Answer: For startups, the key is balancing flexibility with cost-efficiency. Spot or preemptible instances are often the best entry point, as they allow access to powerful GPUs at a fraction of the cost.

By designing training pipelines with checkpointing and fault tolerance, startups can mitigate the risks of interruptions while still reaping the benefits of cost savings. Additionally, many cloud providers offer startup credits or research grants that can significantly reduce early-stage costs.

Startups should also avoid overprovisioning. Instead of renting A100 GPUs for every workload, they should benchmark smaller GPUs like T4, V100, or A10G, which may be more than sufficient.

Another smart strategy is leveraging GPU-sharing services or community clusters where multiple organizations pool resources. This allows startups to run production-grade models without committing to the overhead of dedicated high-end hardware.

By combining these strategies with disciplined monitoring and budgeting, startups can scale AI development affordably.

Conclusion

Reducing GPU costs for AI workloads is not about a single magic trick but a layered strategy. It involves understanding the economics of cloud pricing, optimizing workload scheduling, leveraging discounted instance types, aligning hardware with workload needs, and streamlining data management.

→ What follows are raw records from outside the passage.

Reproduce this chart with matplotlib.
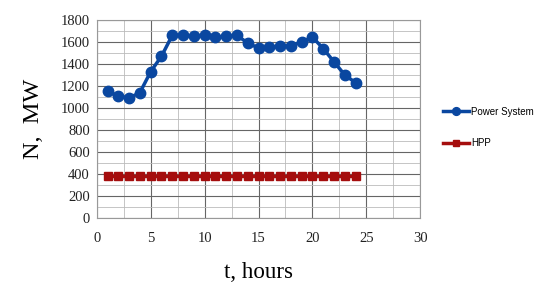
import matplotlib
matplotlib.use("Agg")
from matplotlib import pyplot as plt
from matplotlib.ticker import MultipleLocator

hours = list(range(1, 25))
power_system = [1150, 1110, 1090, 1140, 1330, 1470, 1660, 1660, 1655, 1660, 1645, 1650,
                1660, 1590, 1545, 1550, 1560, 1565, 1600, 1645, 1540, 1420, 1300, 1230]
hpp = [380] * 24

fig = plt.figure(figsize=(5.5, 3.07), dpi=100)
ax = fig.add_axes([0.176, 0.29, 0.588, 0.645])

ax.plot(hours, power_system, color="#0a47a0", lw=2.5, marker="o", ms=7.5, label="Power System")
ax.plot(hours, hpp, color="#a50d0d", lw=2.5, marker="s", ms=6, label="HPP")

ax.set_xlim(0, 30)
ax.set_ylim(0, 1800)
ax.xaxis.set_major_locator(MultipleLocator(5))
ax.xaxis.set_minor_locator(MultipleLocator(2.5))
ax.yaxis.set_major_locator(MultipleLocator(200))
ax.yaxis.set_minor_locator(MultipleLocator(100))
ax.grid(which="major", color="#666666", lw=0.8)
ax.grid(which="minor", color="#bbbbbb", lw=0.6)
ax.set_axisbelow(True)
for s in ax.spines.values():
    s.set_color("#999999")
    s.set_linewidth(0.8)
ax.tick_params(which="both", length=0, labelsize=10.5)
ax.tick_params(axis="x", pad=10)
ax.tick_params(axis="y", pad=5)
for lab in ax.get_xticklabels() + ax.get_yticklabels():
    lab.set_family("Liberation Serif")
    lab.set_color("#222222")

ax.set_xlabel("t, hours", family="Liberation Serif", fontsize=16.5, labelpad=12)
ax.set_ylabel("N,  MW", family="Liberation Serif", fontsize=17.5, labelpad=12)

fig.legend(loc="center left", bbox_to_anchor=(0.79, 0.585), frameon=False,
           prop={"family": "Liberation Sans", "size": 7}, handlelength=2.6,
           labelspacing=2.2, handletextpad=0.3, markerscale=0.75)

fig.savefig("out.png", dpi=100)
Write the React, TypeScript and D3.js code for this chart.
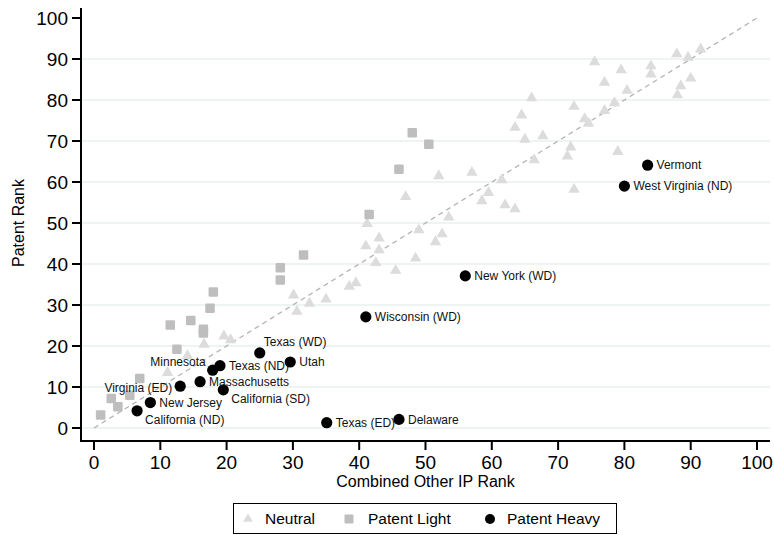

Whether you are a startup training your first models or an enterprise deploying AI at scale, the principles remain the same: maximize utilization, minimize waste, and embrace flexibility where possible.

With the rapid growth of AI, demand for GPUs will continue to rise, but organizations that implement smart cost-optimization practices will maintain a competitive edge.

By adopting the strategies outlined in this guide—spot instances, efficient scheduling, hardware benchmarking, and better data management—you can transform GPU expenses from a painful bottleneck into a manageable investment that fuels innovation.